Given task » The listing below begins with the first line you should copy; stop after the line containing "['2000\nQ1', '2002\nQ1', '2004\nQ1', '2006\nQ1', '2008\nQ1']", and drop every picture.

Recorded information »
***
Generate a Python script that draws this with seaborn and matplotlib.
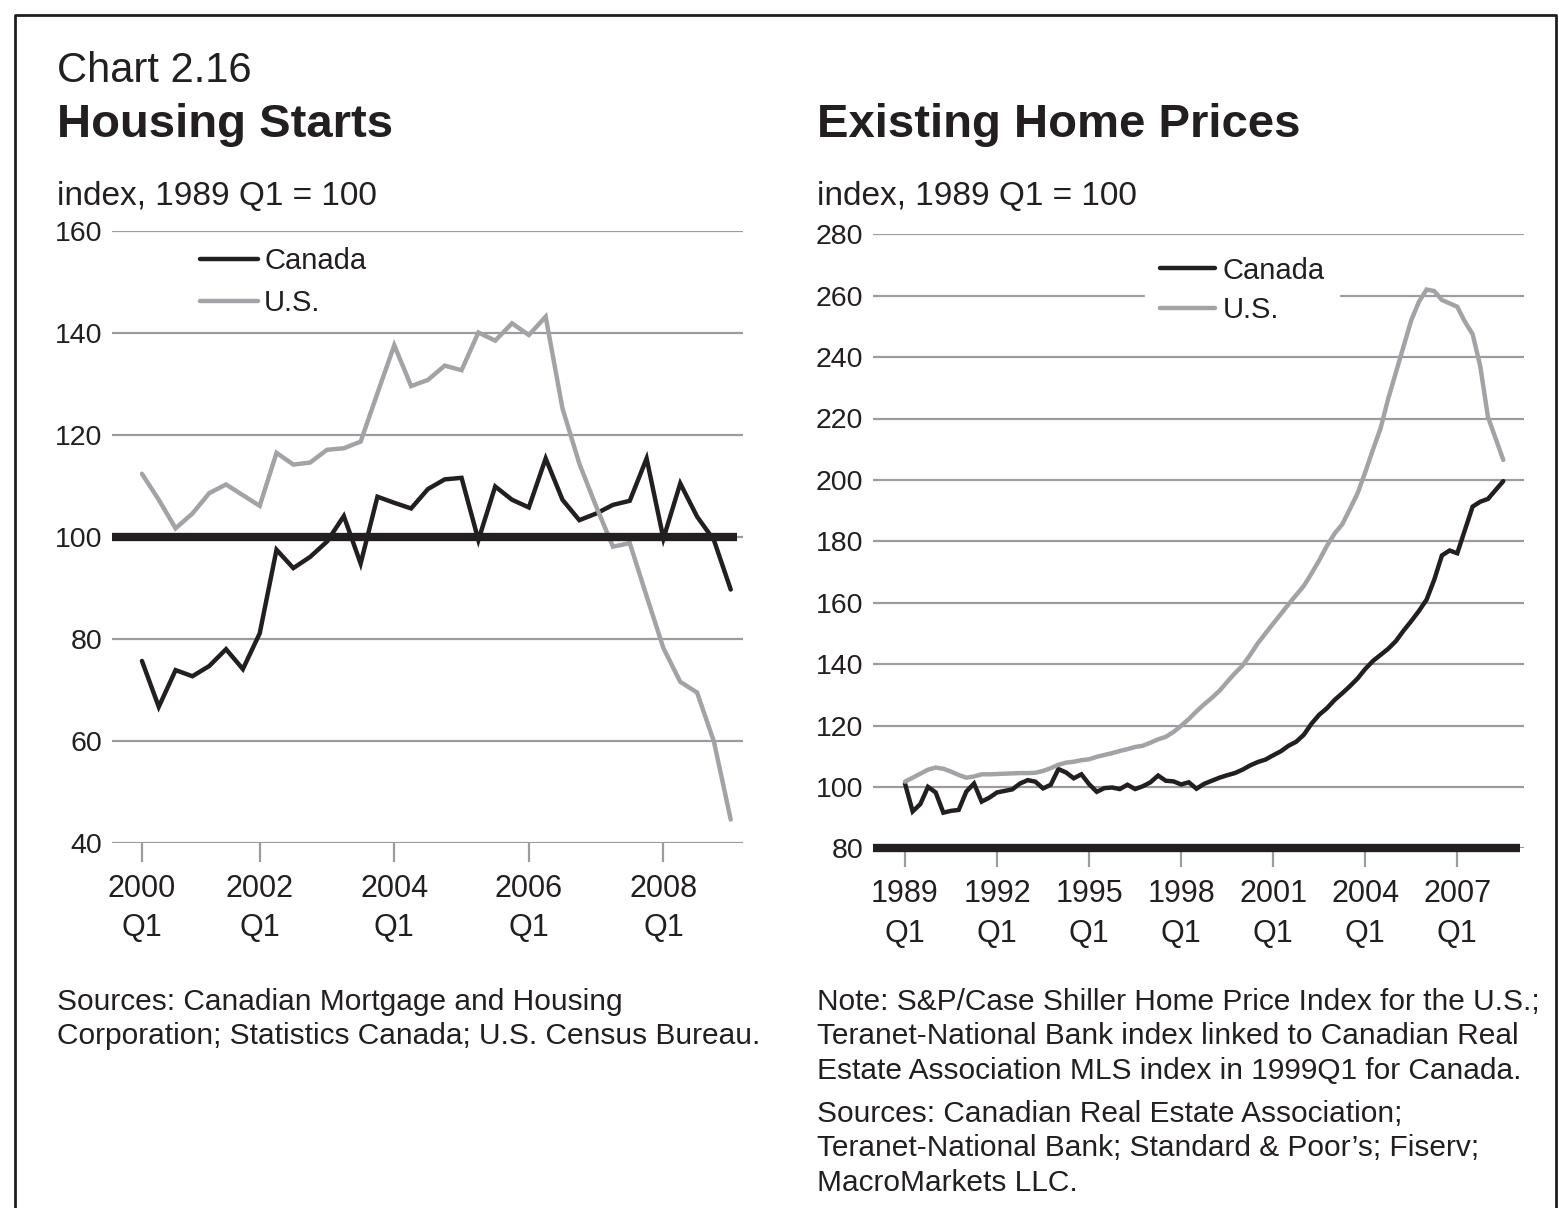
import matplotlib
matplotlib.use('Agg')
import matplotlib.pyplot as plt
from matplotlib.lines import Line2D
import numpy as np
import pandas as pd
import seaborn as sns

# Housing starts, quarterly 2000Q1 - 2008Q4 (index, 1989 Q1 = 100)
starts_canada = [75.7, 66.7, 73.9, 72.7, 74.7, 78.0, 74.1, 81.1, 97.5, 93.9,
                 96.1, 99.1, 104.1, 94.8, 107.9, 106.7, 105.6, 109.4, 111.3, 111.6,
                 99.4, 109.9, 107.3, 105.8, 115.4, 107.3, 103.3, 104.6, 106.3, 107.1,
                 115.4, 99.7, 110.5, 104.0, 99.4, 89.7]
starts_us = [112.4, 107.3, 101.7, 104.6, 108.6, 110.3, 108.2, 106.1, 116.5, 114.2,
             114.6, 117.1, 117.4, 118.7, 128.2, 137.6, 129.6, 130.8, 133.6, 132.7,
             140.1, 138.5, 141.9, 139.6, 143.2, 125.2, 114.4, 106.0, 98.1, 98.8,
             88.4, 78.2, 71.6, 69.5, 59.9, 44.6]
starts_ticks = [0, 7, 15, 23, 31]
starts_labels = ['2000\nQ1', '2002\nQ1', '2004\nQ1', '2006\nQ1', '2008\nQ1']

# Existing home prices, quarterly 1989Q1 - 2008Q3 (index, 1989 Q1 = 100)
prices_canada = [101.1, 92.0, 94.4, 100.0, 98.2, 91.6, 92.2, 92.5, 98.5, 101.1,
                 95.2, 96.5, 98.2, 98.7, 99.2, 101.1, 102.2, 101.7, 99.5, 100.7,
                 105.8, 104.7, 102.8, 104.1, 100.9, 98.4, 99.6, 99.8, 99.3, 100.7,
                 99.3, 100.2, 101.5, 103.7, 102.0, 101.8, 100.8, 101.5, 99.4, 101.0,
                 102.0, 103.0, 103.8, 104.5, 105.6, 107.0, 108.1, 108.9, 110.3, 111.6,
                 113.4, 114.7, 117.0, 120.6, 123.5, 125.6, 128.3, 130.5, 132.8, 135.3,
                 138.4, 141.0, 143.0, 145.0, 147.5, 150.9, 154.0, 157.3, 161.0, 167.5,
                 175.4, 177.0, 176.1, 183.7, 191.3, 192.9, 193.8, 196.7, 199.6]
prices_us = [101.7, 103.0, 104.3, 105.6, 106.3, 105.9, 105.0, 103.9, 103.0, 103.4,
             104.1, 104.1, 104.2, 104.3, 104.4, 104.5, 104.5, 104.6, 105.2, 106.1,
             107.2, 107.9, 108.2, 108.7, 109.0, 109.8, 110.4, 111.0, 111.7, 112.3,
             113.0, 113.4, 114.4, 115.5, 116.3, 117.9, 119.9, 122.1, 124.6, 126.9,
             129.0, 131.3, 134.2, 137.0, 139.5, 143.0, 146.8, 150.0, 153.2, 156.3,
             159.5, 162.5, 165.5, 169.5, 173.8, 178.5, 182.5, 185.5, 190.5, 195.6,
             202.5, 209.8, 216.8, 226.5, 235.0, 243.5, 252.0, 258.0, 262.0, 261.5,
             258.6, 257.5, 256.4, 251.5, 247.5, 237.0, 220.5, 213.5, 206.5]
prices_ticks = [0, 12, 24, 36, 48, 60, 72]
prices_labels = ['1989\nQ1', '1992\nQ1', '1995\nQ1', '1998\nQ1',
                 '2001\nQ1', '2004\nQ1', '2007\nQ1']

series_names = ['Canada', 'U.S.']

W, H = 1559, 1208
DARK = '#231f20'
US_GREY = '#a2a3a6'
GRID = '#9c9c9c'


def fx(x):
    return x / W


def fy(y):
    return 1 - y / H


sns.set_theme(style='white')
plt.rcParams['font.family'] = ['Liberation Sans', 'DejaVu Sans']
plt.rcParams['text.color'] = DARK
plt.rcParams['xtick.color'] = GRID
plt.rcParams['xtick.labelcolor'] = DARK
plt.rcParams['ytick.labelcolor'] = DARK

fig = plt.figure(figsize=(W / 100, H / 100), dpi=100)
ax1 = fig.add_axes([fx(112), fy(843), (743 - 112) / W, (843 - 231) / H])
ax2 = fig.add_axes([fx(873), fy(848.3), (1524 - 873) / W, (848.3 - 234.3) / H])


def draw_panel(ax, canada, us, base, xlim, ylim, yticks, xticks, xlabels, base_xmax):
    df = pd.DataFrame({'q': np.arange(len(canada)), 'Canada': canada, 'U.S.': us})
    sns.lineplot(data=df, x='q', y='Canada', ax=ax, color=DARK, lw=3.2,
                 solid_joinstyle='miter', zorder=3)
    sns.lineplot(data=df, x='q', y='U.S.', ax=ax, color=US_GREY, lw=3.2,
                 solid_joinstyle='miter', zorder=3)
    ax.axhline(base, xmin=0, xmax=base_xmax, color=DARK, lw=6, zorder=4,
               clip_on=False, solid_capstyle='butt')
    ax.set_xlim(*xlim)
    ax.set_ylim(*ylim)
    ax.set_yticks(yticks)
    ax.set_yticklabels([str(v) for v in yticks])
    ax.set_xticks(xticks)
    ax.set_xticklabels(xlabels, linespacing=1.42)
    ax.yaxis.grid(True, color=GRID, lw=1.6)
    ax.xaxis.grid(False)
    for s in ax.spines.values():
        s.set_visible(False)
    ax.tick_params(axis='y', length=0, pad=7, labelsize=20.5)
    ax.tick_params(axis='x', length=14, width=1.6, color=GRID, pad=8,
                   labelsize=22, direction='out', bottom=True)
    ax.set_xlabel('')
    ax.set_ylabel('')


draw_panel(ax1, starts_canada, starts_us, 100, (-1.78, 35.73), (40, 160),
           list(range(40, 161, 20)), starts_ticks, starts_labels, 0.99)
draw_panel(ax2, prices_canada, prices_us, 80, (-4.17, 80.7), (80, 280),
           list(range(80, 281, 20)), prices_ticks, prices_labels, 0.994)

handles = [Line2D([], [], color=DARK, lw=3.2), Line2D([], [], color=US_GREY, lw=3.2)]
ax1.legend(handles, series_names, loc='upper left', bbox_to_anchor=(fx(200), fy(247)),
           bbox_transform=fig.transFigure, frameon=False, borderpad=0,
           borderaxespad=0, handlelength=2.0, handletextpad=0.2,
           labelspacing=0.47, fontsize=21)
ax2.legend(handles, series_names, loc='upper left',
           bbox_to_anchor=(fx(1145), fy(242)),
           bbox_transform=fig.transFigure, frameon=True, fancybox=False,
           facecolor='white', edgecolor='white', framealpha=1,
           borderpad=0.5, borderaxespad=0, handlelength=1.9,
           handletextpad=0.25, labelspacing=0.4, fontsize=21)

# titles and units
fig.text(fx(57), fy(82), 'Chart 2.16', fontsize=30, va='baseline')
fig.text(fx(57), fy(137), 'Housing Starts', fontsize=34, fontweight='bold', va='baseline')
fig.text(fx(817), fy(137), 'Existing Home Prices', fontsize=34, fontweight='bold', va='baseline')
fig.text(fx(57), fy(205), 'index, 1989 Q1 = 100', fontsize=24, va='baseline')
fig.text(fx(817), fy(205), 'index, 1989 Q1 = 100', fontsize=24, va='baseline')

# notes and sources
left_notes = ['Sources: Canadian Mortgage and Housing',
              'Corporation; Statistics Canada; U.S. Census Bureau.']
for i, line in enumerate(left_notes):
    fig.text(fx(57), fy(1010 + 34 * i), line, fontsize=21.5, va='baseline')

right_notes = ['Note: S&P/Case Shiller Home Price Index for the U.S.;',
               'Teranet-National Bank index linked to Canadian Real',
               'Estate Association MLS index in 1999Q1 for Canada.']
for i, line in enumerate(right_notes):
    fig.text(fx(817), fy(1010 + 34.5 * i), line, fontsize=21.5, va='baseline')

right_sources = ['Sources: Canadian Real Estate Association;',
                 'Teranet-National Bank; Standard & Poor\u2019s; Fiserv;',
                 'MacroMarkets LLC.']
for i, line in enumerate(right_sources):
    fig.text(fx(817), fy(1122 + 34.5 * i), line, fontsize=21.5, va='baseline')

# outer frame (open at the bottom)
fig.add_artist(Line2D([fx(15), fx(15), fx(1556), fx(1556)],
                      [fy(1215), fy(15), fy(15), fy(1215)],
                      transform=fig.transFigure, color=DARK, lw=2))

fig.savefig('out.png', dpi=100)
***
Written response »
Generate a Python script that draws this with seaborn and matplotlib.
import matplotlib
matplotlib.use('Agg')
import matplotlib.pyplot as plt
from matplotlib.lines import Line2D
import numpy as np
import pandas as pd
import seaborn as sns

# Housing starts, quarterly 2000Q1 - 2008Q4 (index, 1989 Q1 = 100)
starts_canada = [75.7, 66.7, 73.9, 72.7, 74.7, 78.0, 74.1, 81.1, 97.5, 93.9,
                 96.1, 99.1, 104.1, 94.8, 107.9, 106.7, 105.6, 109.4, 111.3, 111.6,
                 99.4, 109.9, 107.3, 105.8, 115.4, 107.3, 103.3, 104.6, 106.3, 107.1,
                 115.4, 99.7, 110.5, 104.0, 99.4, 89.7]
starts_us = [112.4, 107.3, 101.7, 104.6, 108.6, 110.3, 108.2, 106.1, 116.5, 114.2,
             114.6, 117.1, 117.4, 118.7, 128.2, 137.6, 129.6, 130.8, 133.6, 132.7,
             140.1, 138.5, 141.9, 139.6, 143.2, 125.2, 114.4, 106.0, 98.1, 98.8,
             88.4, 78.2, 71.6, 69.5, 59.9, 44.6]
starts_ticks = [0, 7, 15, 23, 31]
starts_labels = ['2000\nQ1', '2002\nQ1', '2004\nQ1', '2006\nQ1', '2008\nQ1']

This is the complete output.